What It Means for You
Let's start with your wallet. The most immediate and universal impact of this legislation is on your annual TABOR refund. Because the state is moving roughly $45 million per year into the "exempt" column starting in the 2026-2027 fiscal year, that is $45 million less that gets distributed back to taxpayers across the state. Spread out among millions of Colorado residents, this accounting shift won't bankrupt you, but it certainly shaves a noticeable amount off the refund check you get after filing your state taxes.
Beyond your taxes, there is a massive hidden win in this bill if you or a family member ever rely on the Crime Victim Compensation Fund. Under previous rules, local district attorneys and judicial districts were allowed to siphon off up to 22.5% of the money in this fund just to cover their own administrative and overhead costs. This bill officially stops that practice. It mandates that all administrative costs be paid out of the state's General Fund, ensuring that every dollar meant for crime victims actually stays in the fund to support them during the hardest moments of their lives.

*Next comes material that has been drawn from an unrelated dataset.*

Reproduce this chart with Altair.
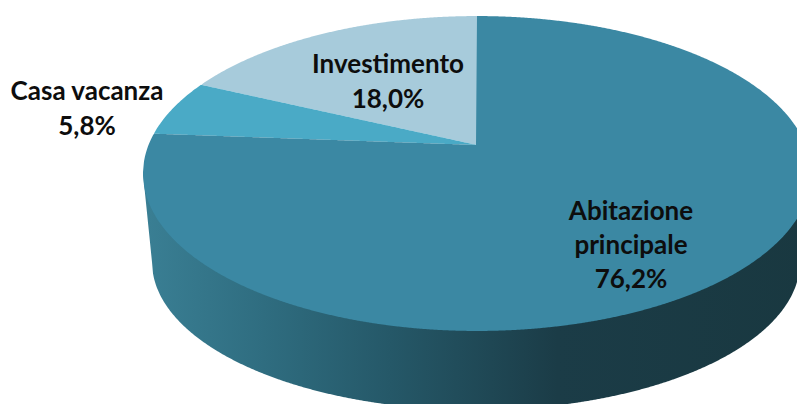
import numpy as np
import pandas as pd
import altair as alt

# values
categories = ["Investimento", "Casa vacanza", "Abitazione principale"]
shares = [18.0, 5.8, 76.2]
label_lines = [["Investimento", "18,0%"], ["Casa vacanza", "5,8%"], ["Abitazione", "principale", "76,2%"]]
label_x = [388, 87, 631]
label_y = [[65, 100], [92, 127], [212, 246, 280]]
slice_colors = ["#a7cbdb", "#4aaac6", "#3b88a3"]

# view of the tilted disc
AX, AY = 477.0, 145.0      # where the slices meet
A, B, K = 328.5, 152.3, 0.181
ELL_CX, ELL_CY, ELL_RX, ELL_RY = 477.0, 173.5, 334.0, 157.5
BOT_CX, BOT_CY, BOT_RX, BOT_RY = 476.0, 262.0, 324.0, 148.0


def project(theta):
    X, Y = -np.sin(theta), -np.cos(theta)
    w = 1 - K * Y
    return AX + A * X / w, AY + B * Y / w


def band(poly, name):
    """Turn a closed outline into x / y / y2 rows for an area mark."""
    px, py = poly
    xs = np.arange(np.floor(px.min()), np.ceil(px.max()) + 1, 1.0)
    xs = np.unique(np.concatenate([xs, px[np.isclose(px, AX)]]))
    xs = xs[(xs >= px.min()) & (xs <= px.max())]
    rows = []
    qx, qy = np.r_[px, px[0]], np.r_[py, py[0]]
    for x in xs:
        # nudge off the vertices so every vertical crosses cleanly
        xt = x + 1e-4 if x < px.max() else x - 1e-4
        hits = []
        for i in range(len(px)):
            x0, x1 = qx[i], qx[i + 1]
            if (x0 - xt) * (x1 - xt) < 0:
                hits.append(qy[i] + (xt - x0) / (x1 - x0) * (qy[i + 1] - qy[i]))
        if hits:
            rows.append({"x": xt, "y": min(hits), "y2": max(hits), "slice": name})
    return rows


# slices from the shares, anticlockwise from the top
edges = np.r_[0, np.cumsum(shares)] / 100 * 2 * np.pi
rows = []
for i, name in enumerate(categories):
    th = np.linspace(edges[i], edges[i + 1], 700)
    ex, ey = project(th)
    rows += band((np.r_[AX, ex], np.r_[AY, ey]), name)
slices = pd.DataFrame(rows)

# side wall
xs = np.arange(ELL_CX - ELL_RX, ELL_CX + ELL_RX + 1, 1.0)
bot = BOT_CY + BOT_RY * np.sqrt(np.clip(1 - ((xs - BOT_CX) / BOT_RX) ** 2, 0, 1))
left = xs < BOT_CX - BOT_RX
right = xs > BOT_CX + BOT_RX
bot[left] = ELL_CY + (xs[left] - (ELL_CX - ELL_RX)) / (ELL_RX - BOT_RX - (ELL_CX - BOT_CX)) * (BOT_CY - ELL_CY)
bot[right] = ELL_CY + ((ELL_CX + ELL_RX) - xs[right]) / ((ELL_CX + ELL_RX) - (BOT_CX + BOT_RX)) * (BOT_CY - ELL_CY)
wall = pd.DataFrame({"x": xs, "y": ELL_CY, "y2": bot})

labels = pd.DataFrame(
    [
        {"x": label_x[i], "y": label_y[i][j], "t": t}
        for i in range(3)
        for j, t in enumerate(label_lines[i])
    ]
)

xs_scale = alt.Scale(domain=[8, 797], nice=False, zero=False)
ys_scale = alt.Scale(domain=[8, 404], nice=False, zero=False, reverse=True)
X = alt.X("x:Q", scale=xs_scale, axis=None)
Y = alt.Y("y:Q", scale=ys_scale, axis=None)

wall_layer = (
    alt.Chart(wall)
    .mark_area(
        clip=True,
        color=alt.Gradient(
            gradient="linear",
            x1=0, x2=1, y1=0, y2=0,
            stops=[
                alt.GradientStop(offset=0.0, color="#3a7f94"),
                alt.GradientStop(offset=0.18, color="#2f6d80"),
                alt.GradientStop(offset=0.37, color="#255868"),
                alt.GradientStop(offset=0.62, color="#1b3c47"),
                alt.GradientStop(offset=1.0, color="#193840"),
            ],
        ),
    )
    .encode(x=X, y=Y, y2="y2:Q")
)

slice_layer = (
    alt.Chart(slices)
    .mark_area(clip=True, interpolate="linear")
    .encode(
        x=X,
        y=Y,
        y2="y2:Q",
        color=alt.Color("slice:N", scale=alt.Scale(domain=categories, range=slice_colors), legend=None),
        detail="slice:N",
    )
)

text_layer = (
    alt.Chart(labels)
    .mark_text(font="Lato", fontWeight="bold", fontSize=26, color="#0d0d0d", align="center", baseline="middle")
    .encode(x=X, y=Y, text="t:N")
)

chart = (
    alt.layer(wall_layer, slice_layer, text_layer)
    .properties(width=789, height=396, padding=0)
    .configure_view(stroke=None)
)
chart.save("out.html", embed_options={"renderer": "svg", "actions": False})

Finally, this policy creates a subtle domino effect for local community services that you should be aware of. Historically, the state uses excess TABOR funds to reimburse local governments for programs like the senior homestead property tax exemption, which helps keep local fire, police, and school districts fully funded. With less TABOR surplus available due to these reclassifications, the state will be forced to dip directly into its General Fund to make those local communities whole. It is a classic government shell game, but the durable takeaway is that the state is giving itself far more flexibility with how it accounts for its incoming cash.
What It Means for Your Business
If you operate a business in a heavily regulated industry—like healthcare, banking, insurance, construction, or gaming—you need to understand how the state views your regulatory fines. Under this new framework, civil penalties issued by the Department of Public Health and Environment, the Division of Banking, or the Division of Labor Standards and Statistics are strictly classified as exempt "damage awards." While this doesn't increase the fines themselves, it does mean the state retains every single dollar of regulatory penalties without worrying about hitting a revenue cap. State agencies no longer have to view penalty collections as a potential liability that might trigger broader taxpayer refunds.

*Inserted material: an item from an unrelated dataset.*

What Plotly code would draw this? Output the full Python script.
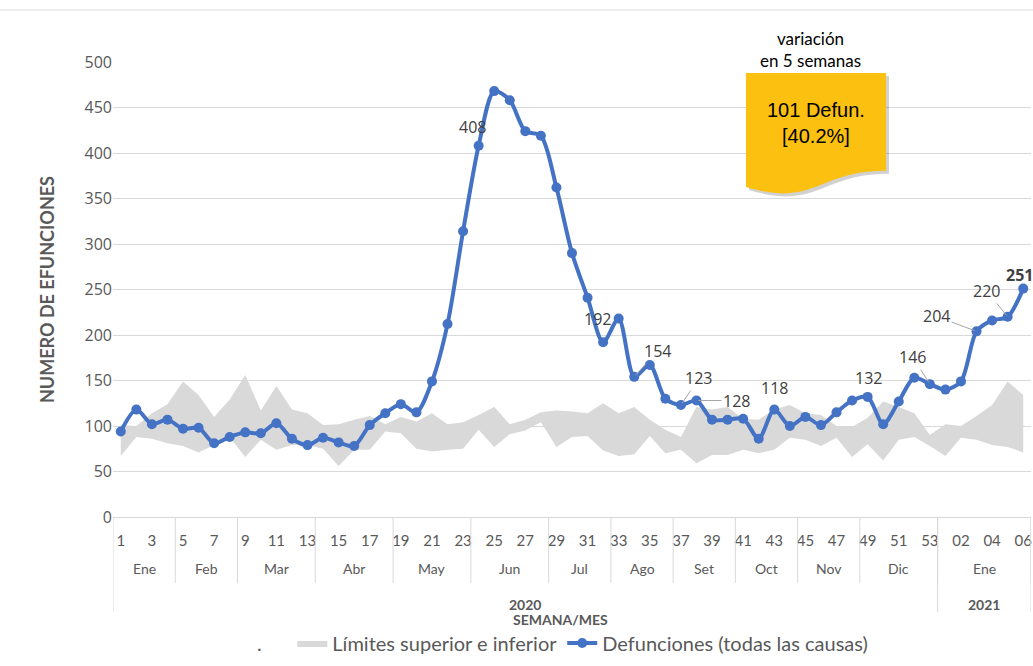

For the aviation sector, logistics companies, and regional developers, this legislation provides a major structural win. The bill officially exempts the excise tax on aviation gas and jet fuel from state revenue limits. Because these funds are collected by the state but passed through to the Aviation Fund to support local, FAA-designated public use airports, exempting them ensures that local airport funding streams won't inadvertently trigger state revenue limits. If your business relies on regional airport development, maintenance contracts, or aviation infrastructure, this provides long-term stability and guarantees that aviation taxes actually stay within the aviation ecosystem.
On a broader operational level, if your hiring process relies heavily on criminal background checks—think childcare facilities, private security firms, or financial advisors—the background check fees you pay to the Department of Public Safety that are routed to the FBI are now officially off the state's TABOR books. There is no immediate compliance shift or new paperwork required on your end. However, as a business owner, you should recognize the macroeconomic effect: this legislation results in a slightly larger, better-funded state government and slightly smaller consumer tax refunds circulating through the local retail economy each spring.
Follow the Money
The math on this accounting shift is substantial. By reclassifying these revenues, the state effectively lowers its TABOR refund obligation by $44.7 million in FY 2026-27 and $45.3 million in FY 2027-28. The largest chunks of that shifted money come from aviation fuel taxes (roughly $30.6 million annually) and the Crime Victim Compensation Fund ($10 million annually). Because TABOR refunds are paid out of the General Fund, decreasing the refund obligation automatically increases the amount of General Fund revenue the state has available to spend or save.
However, it isn't purely free money for lawmakers. Because the bill stops local judicial districts from using the victim compensation fund for their own overhead, the state has to appropriate $2.25 million annually from the General Fund to the Judicial Department to cover those administrative costs. Additionally, because the state frequently uses TABOR surpluses to reimburse local governments for property tax exemptions, shrinking the surplus means the state will likely have to spend an estimated $47 million from the General Fund in FY 2027-28 just to backfill those local community budgets.
Where This Bill Stands
SB26-042 is currently Signed Into Law. The latest official action came on 05/29/2026: Governor Signed.
That means the legislative process is complete and the bill is now law. The remaining questions are about implementation timing and how agencies, businesses, or local governments respond.